**Data rows:**
□ □ □

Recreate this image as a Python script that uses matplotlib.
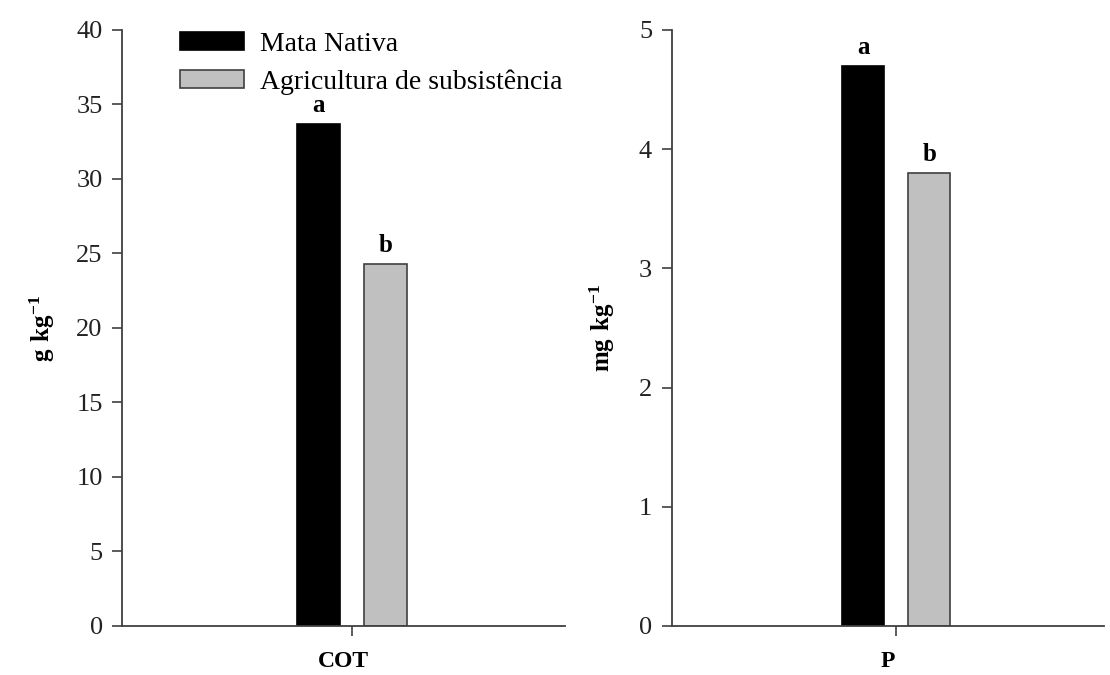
import numpy as np
import matplotlib.pyplot as plt

plt.rcParams['font.family'] = 'Liberation Serif'
plt.rcParams['mathtext.fontset'] = 'custom'
plt.rcParams['mathtext.rm'] = 'Liberation Serif'
plt.rcParams['mathtext.bf'] = 'Liberation Serif:bold'

labels = ['Mata Nativa', 'Agricultura de subsistência']
cot = [33.7, 24.3]
p = [4.7, 3.8]
letters = ['a', 'b']
colors = ['black', '#c0c0c0']
edges = ['black', '#404040']

fig = plt.figure(figsize=(11.1, 6.75), dpi=100)
ax1 = fig.add_axes([0.110, 0.0726, 0.399, 0.883])
ax2 = fig.add_axes([0.605, 0.0726, 0.390, 0.883])

offs = [-0.152, 0.152]
w = 0.194

def draw(ax, vals, ymax, step, xname, yname, ypad):
    bars = []
    for i in range(2):
        b = ax.bar(offs[i], vals[i], width=w, color=colors[i], edgecolor=edges[i],
                   linewidth=1.2, label=labels[i])
        bars.append(b)
        ax.text(offs[i], vals[i] + ymax * 0.012, letters[i], ha='center', va='bottom',
                fontsize=18, fontweight='bold')
    ax.set_xlim(-1.038, 0.962)
    ax.set_ylim(0, ymax)
    ax.set_yticks(np.arange(0, ymax + step / 2, step))
    ax.set_xticks([0])
    ax.set_xticklabels([''])
    for s in ['top', 'right']:
        ax.spines[s].set_visible(False)
    for s in ['left', 'bottom']:
        ax.spines[s].set_color('#404040')
        ax.spines[s].set_linewidth(1.3)
    ax.tick_params(direction='out', length=7, width=1.2, color='#404040',
                   labelsize=19, pad=7, labelcolor='#222222')
    ax.set_xlabel(xname, fontsize=17, fontweight='bold', labelpad=4)
    ax.set_ylabel(yname, fontsize=18, labelpad=ypad)
    return bars

bars = draw(ax1, cot, 40, 5, 'COT', r'$\mathbf{g\ kg^{-1}}$', 14)
draw(ax2, p, 5, 1, 'P', r'$\mathbf{mg\ kg^{-1}}$', 16)

fig.legend(handles=[bars[0], bars[1]], labels=labels, loc='upper left',
           bbox_to_anchor=(0.14, 0.99), frameon=False, fontsize=20,
           handlelength=2.3, handleheight=0.65, labelspacing=0.45, handletextpad=0.55)

fig.savefig('out.png', dpi=100)
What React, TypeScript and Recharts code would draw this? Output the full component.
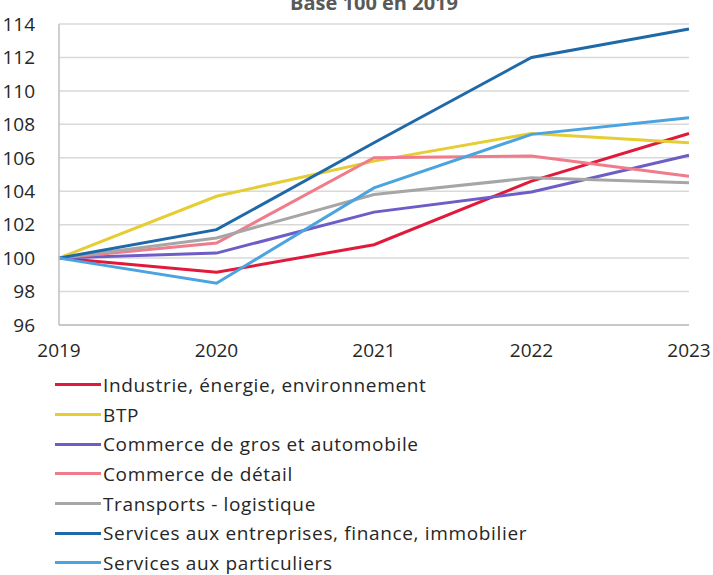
import { LineChart, Line, XAxis, YAxis, CartesianGrid, Legend } from 'recharts'

const years = ['2019', '2020', '2021', '2022', '2023']
const industrie = [100, 99.15, 100.8, 104.6, 107.45]
const btp = [100, 103.7, 105.8, 107.45, 106.9]
const commerceGros = [100, 100.3, 102.75, 103.95, 106.15]
const commerceDetail = [100, 100.9, 106.0, 106.1, 104.9]
const transports = [100, 101.2, 103.8, 104.8, 104.5]
const servicesEntreprises = [100, 101.7, 106.9, 112.0, 113.7]
const servicesParticuliers = [100, 98.5, 104.2, 107.4, 108.4]
const yTicks = [96, 98, 100, 102, 104, 106, 108, 110, 112, 114]

const series = [
  { key: 'Industrie, énergie, environnement', values: industrie, color: '#e1193b' },
  { key: 'BTP', values: btp, color: '#e5cd33' },
  { key: 'Commerce de gros et automobile', values: commerceGros, color: '#6e5cc7' },
  { key: 'Commerce de détail', values: commerceDetail, color: '#f07b8b' },
  { key: 'Transports - logistique', values: transports, color: '#a6a6a6' },
  { key: 'Services aux entreprises, finance, immobilier', values: servicesEntreprises, color: '#1f69a9' },
  { key: 'Services aux particuliers', values: servicesParticuliers, color: '#4ba3e0' },
]

const chartData = years.map((year, i) => {
  const row: Record<string, string | number> = { year }
  for (const s of series) row[s.key] = s.values[i]
  return row
})

const font = '"Open Sans", sans-serif'

function LegendList() {
  return (
    <div style={{ height: 208, fontFamily: font, fontSize: 19, letterSpacing: 0.65, color: '#262626', textAlign: 'left' }}>
      {series.map((s) => (
        <div key={s.key} style={{ height: 29.7, display: 'flex', alignItems: 'center', paddingLeft: 55 }}>
          <span style={{ display: 'inline-block', width: 46, height: 3, background: s.color, marginRight: 2, flex: 'none' }} />
          <span style={{ whiteSpace: 'nowrap' }}>{s.key}</span>
        </div>
      ))}
    </div>
  )
}

export default function App() {
  return (
    <div style={{ position: 'fixed', left: 0, top: 0, width: 713, height: 575, overflow: 'hidden', background: '#fff' }}>
      <div
        style={{
          position: 'absolute', left: 59, width: 630, top: -11, textAlign: 'center',
          fontFamily: font, fontWeight: 700, fontSize: 20, color: '#595959',
        }}
      >
        Base 100 en 2019
      </div>
      <LineChart width={713} height={578} data={chartData} margin={{ top: 24, right: 24, bottom: 0, left: 0 }}>
        <CartesianGrid vertical={false} stroke="#d9d9d9" strokeWidth={1.5} />
        <XAxis
          dataKey="year"
          height={45}
          tickLine={false}
          axisLine={{ stroke: '#bfbfbf', strokeWidth: 1.5 }}
          tick={{ fontSize: 19, fill: '#262626', fontFamily: font }}
          tickMargin={13}
          padding={{ left: 0, right: 0 }}
        />
        <XAxis xAxisId="top" dataKey="year" orientation="top" height={0} tick={false} tickLine={false} axisLine={{ stroke: '#bfbfbf', strokeWidth: 1.5 }} />
        <YAxis
          width={59}
          domain={[96, 114]}
          ticks={yTicks}
          interval={0}
          tickLine={false}
          axisLine={{ stroke: '#bfbfbf', strokeWidth: 1.5 }}
          tick={{ fontSize: 19, fill: '#262626', fontFamily: font }}
          tickMargin={18}
        />
        <YAxis yAxisId="right" orientation="right" width={0} domain={[96, 114]} tick={false} tickLine={false} axisLine={{ stroke: '#bfbfbf', strokeWidth: 1.5 }} />
        <Legend
          verticalAlign="bottom"
          layout="vertical"
          wrapperStyle={{ left: 0, width: 713 }}
          content={() => <LegendList />}
        />
        {series.map((s) => (
          <Line
            key={s.key}
            type="linear"
            dataKey={s.key}
            stroke={s.color}
            strokeWidth={3}
            dot={false}
            isAnimationActive={false}
          />
        ))}
      </LineChart>
    </div>
  )
}
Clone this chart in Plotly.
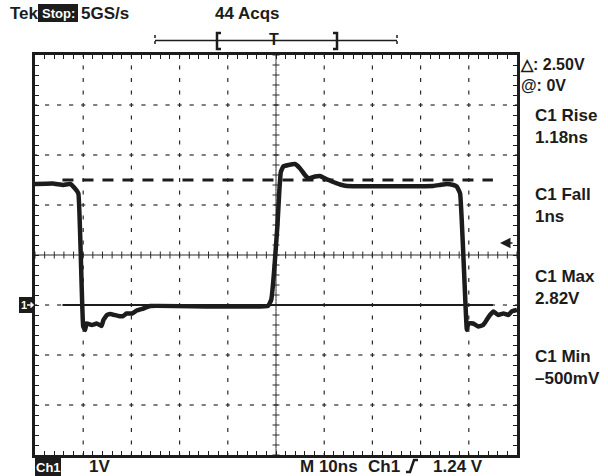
import plotly.graph_objects as go

# ---------------- data ----------------
time_ns = [-50.0, -46.3, -44.1, -42.7, -41.7, -41.0, -40.0, -39.6, -39.3, -38.2, -37.2, -36.2,
           -35.8, -35.1, -34.4, -32.7, -31.7, -31.0, -29.9, -28.9, -27.5, -26.1, -1.7, -1.0,
           0.3, 0.7, 1.0, 1.5, 2.6, 3.9, 5.0, 6.0, 6.7, 8.1, 9.1, 10.2, 11.6, 13.3, 14.7,
           32.6, 34.0, 35.4, 36.8, 37.5, 38.2, 39.6, 39.9, 40.9, 42.0, 43.0, 43.7, 44.4,
           45.1, 46.1, 47.2, 48.2, 48.9, 50.0]
volts = [2.42, 2.43, 2.40, 2.42, 2.33, 2.23, -0.43, -0.50, -0.37, -0.40, -0.37, -0.42,
         -0.30, -0.20, -0.18, -0.22, -0.22, -0.17, -0.17, -0.11, -0.07, -0.02, -0.02, 0.10,
         1.60, 2.30, 2.66, 2.77, 2.80, 2.82, 2.73, 2.60, 2.53, 2.57, 2.58, 2.53, 2.47, 2.41, 2.38,
         2.38, 2.40, 2.42, 2.40, 2.37, 2.23, -0.50, -0.37, -0.37, -0.43, -0.40, -0.30, -0.20,
         -0.13, -0.20, -0.17, -0.20, -0.13, -0.10]

cursor_levels = [0.0, 2.5]          # solid @: 0V and dashed 0V + delta 2.50V
cursor_span = [-44.3, 45.0]
trigger_level = 1.24

top_labels = ["Tek", "Stop:", "5GS/s", "44 Acqs"]
bottom_labels = ["Ch1", "1V", "M 10ns", "Ch1", "1.24 V"]
cursor_labels = ["△: 2.50V", "@: 0V"]
side_labels = ["C1 Rise", "1.18ns", "C1 Fall", "1ns",
               "C1 Max", "2.82V", "C1 Min", "–500mV"]

X_RANGE = [-50, 50]   # 10 divisions of 10 ns
Y_RANGE = [-3, 5]     # 8 divisions of 1 V

FONT = "Liberation Sans, Arial, sans-serif"
INK = "#1c1c1c"
DOT = "#2a2a2a"

# plot box in pixels
L, R, T, B = 35, 517, 55, 455
W, H = 608, 476


def px(x):
    return (x - L) / (R - L)


def py(y):
    return (B - y) / (B - T)


fig = go.Figure()

# ---------------- graticule (dotted grid) ----------------
gx_h, gy_h = [], []
gx_v, gy_v = [], []
for v in range(-2, 5):
    if v == 1:
        continue
    for k in range(0, 41):
        gx_h.append(-50 + k * 2.5)
        gy_h.append(v)
for t in range(-40, 50, 10):
    if t == 0:
        continue
    for k in range(0, 33):
        gx_v.append(t)
        gy_v.append(-3 + k * 0.25)
fig.add_trace(go.Scatter(x=gx_h, y=gy_h, mode="markers", hoverinfo="skip",
                         marker=dict(symbol="line-ew", size=3, line=dict(width=1.2, color=DOT))))
fig.add_trace(go.Scatter(x=gx_v, y=gy_v, mode="markers", hoverinfo="skip",
                         marker=dict(symbol="line-ns", size=3, line=dict(width=1.2, color=DOT))))

# centre cross lines with ticks
cx_t = [-50 + 2 * k for k in range(51)]
cx_d = [-49 + 2 * k for k in range(50)]
fig.add_trace(go.Scatter(x=cx_t, y=[1] * len(cx_t), mode="markers", hoverinfo="skip",
                         marker=dict(symbol="cross-thin", size=5, line=dict(width=1, color=DOT))))
fig.add_trace(go.Scatter(x=cx_d, y=[1] * len(cx_d), mode="markers", hoverinfo="skip",
                         marker=dict(symbol="line-ew", size=2, line=dict(width=1, color=DOT))))
cy_t = [-3 + 0.2 * k for k in range(41)]
cy_d = [-2.9 + 0.2 * k for k in range(40)]
fig.add_trace(go.Scatter(x=[0] * len(cy_t), y=cy_t, mode="markers", hoverinfo="skip",
                         marker=dict(symbol="cross-thin", size=5, line=dict(width=1, color=DOT))))
fig.add_trace(go.Scatter(x=[0] * len(cy_d), y=cy_d, mode="markers", hoverinfo="skip",
                         marker=dict(symbol="line-ns", size=2, line=dict(width=1, color=DOT))))

# ---------------- cursors ----------------
fig.add_trace(go.Scatter(x=cursor_span, y=[cursor_levels[0]] * 2, mode="lines", hoverinfo="skip",
                         line=dict(color=INK, width=2)))
fig.add_trace(go.Scatter(x=cursor_span, y=[cursor_levels[1]] * 2, mode="lines", hoverinfo="skip",
                         line=dict(color=INK, width=3, dash="11px,9px")))

# ---------------- waveform ----------------
fig.add_trace(go.Scatter(x=time_ns, y=volts, mode="lines",
                         line=dict(color=INK, width=4.5, shape="spline", smoothing=0.3)))

# ---------------- axes (screen border with inside ticks) ----------------
fig.update_xaxes(range=X_RANGE, showgrid=False, zeroline=False, showticklabels=False,
                 ticks="inside", tick0=-50, dtick=2, ticklen=4, tickwidth=1, tickcolor=INK,
                 showline=True, linewidth=3, linecolor=INK, mirror="ticks", fixedrange=True)
fig.update_yaxes(range=Y_RANGE, showgrid=False, zeroline=False, showticklabels=False,
                 ticks="inside", tick0=-3, dtick=0.2, ticklen=4, tickwidth=1, tickcolor=INK,
                 showline=True, linewidth=3, linecolor=INK, mirror="ticks", fixedrange=True)

ann = []
shapes = []


def text(x, y, s, size=17, color=INK, xanchor="left", yanchor="middle"):
    ann.append(dict(x=px(x), y=py(y), xref="paper", yref="paper", text=s,
                    showarrow=False, xanchor=xanchor, yanchor=yanchor, align="left",
                    font=dict(family=FONT, size=size, color=color, weight="bold"), borderpad=0))


def box(x0, y0, x1, y1):
    shapes.append(dict(type="rect", xref="paper", yref="paper", x0=px(x0), x1=px(x1),
                       y0=py(y0), y1=py(y1), fillcolor=INK, line=dict(width=0), layer="below"))


# top header
text(9, 13, top_labels[0])
box(38, 4, 78, 22)
text(58, 13, top_labels[1], size=13, color="white", xanchor="center")
text(80, 13, top_labels[2])
text(214, 13, top_labels[3])

# cursor readout (two stacked lines in one block)
text(519, 75, "<br>".join(cursor_labels), size=16)

# measurement readouts
side_y = [117, 135, 197, 215, 278, 296, 358, 376]
for i in range(0, len(side_labels), 2):
    text(534, (side_y[i] + side_y[i + 1]) / 2, side_labels[i] + "<br>" + side_labels[i + 1])

# bottom status line
box(35, 458, 61, 476)
text(48, 467, bottom_labels[0], size=13, color="white", xanchor="center")
text(88, 466, bottom_labels[1])
text(299, 466, bottom_labels[2])
text(367, 466, bottom_labels[3])
text(432, 466, bottom_labels[4])

# ground marker "1 ->"
box(19, 297, 35, 313)
text(24, 305, "1", size=11, color="white", xanchor="center")
shapes.append(dict(type="path", xref="paper", yref="paper",
                   path="M %f %f L %f %f M %f %f L %f %f L %f %f" % (
                       px(27), py(305), px(33), py(305), px(30.5), py(302.5), px(33), py(305), px(30.5), py(307.5)),
                   line=dict(color="white", width=1.5)))

# trigger level arrow on the right edge
ann.append(dict(x=px(500), y=trigger_level, xref="paper", yref="y", ax=14, ay=0,
                showarrow=True, arrowhead=2, arrowsize=1.4, arrowwidth=1.5, arrowcolor=INK, text=""))

# trigger position marker "T"
text(274, 40, "T", size=16, xanchor="center")

fig.update_layout(annotations=ann)

# trigger position bar
shapes.append(dict(type="line", xref="paper", yref="paper", x0=px(155), x1=px(397), y0=py(40.5), y1=py(40.5),
                   line=dict(color=INK, width=1.5)))
for xe in (155, 397):
    shapes.append(dict(type="line", xref="paper", yref="paper", x0=px(xe), x1=px(xe), y0=py(35), y1=py(46),
                       line=dict(color=INK, width=1.5, dash="dot")))
# brackets
shapes.append(dict(type="path", xref="paper", yref="paper",
                   path="M %f %f L %f %f L %f %f L %f %f" % (px(221), py(33), px(217), py(33), px(217), py(49), px(221), py(49)),
                   line=dict(color=INK, width=2.5)))
shapes.append(dict(type="path", xref="paper", yref="paper",
                   path="M %f %f L %f %f L %f %f L %f %f" % (px(333), py(33), px(337), py(33), px(337), py(49), px(333), py(49)),
                   line=dict(color=INK, width=2.5)))
# rising edge glyph
shapes.append(dict(type="path", xref="paper", yref="paper",
                   path="M %f %f L %f %f L %f %f L %f %f" % (px(406), py(472), px(410), py(472), px(414), py(460), px(418), py(460)),
                   line=dict(color=INK, width=2.5)))

fig.update_layout(
    shapes=shapes,
    width=W, height=H, autosize=False,
    margin=dict(l=L, r=W - R, t=T, b=H - B, pad=0),
    paper_bgcolor="white", plot_bgcolor="white",
    showlegend=False,
)

fig.write_html("out.html", config={"displayModeBar": False},
               post_script="document.body.style.margin='0';document.body.style.overflow='hidden';")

□ □ □

**Problem statement:** Give again, word for word, only the lines starting at the line with "What React, TypeScript" and ending at the line with "YAxis, CartesianGrid, Legend", keeping both end lines; pictures stay out.

**Task response:**
What React, TypeScript and Recharts code would draw this? Output the full component.
import { LineChart, Line, XAxis, YAxis, CartesianGrid, Legend } from 'recharts'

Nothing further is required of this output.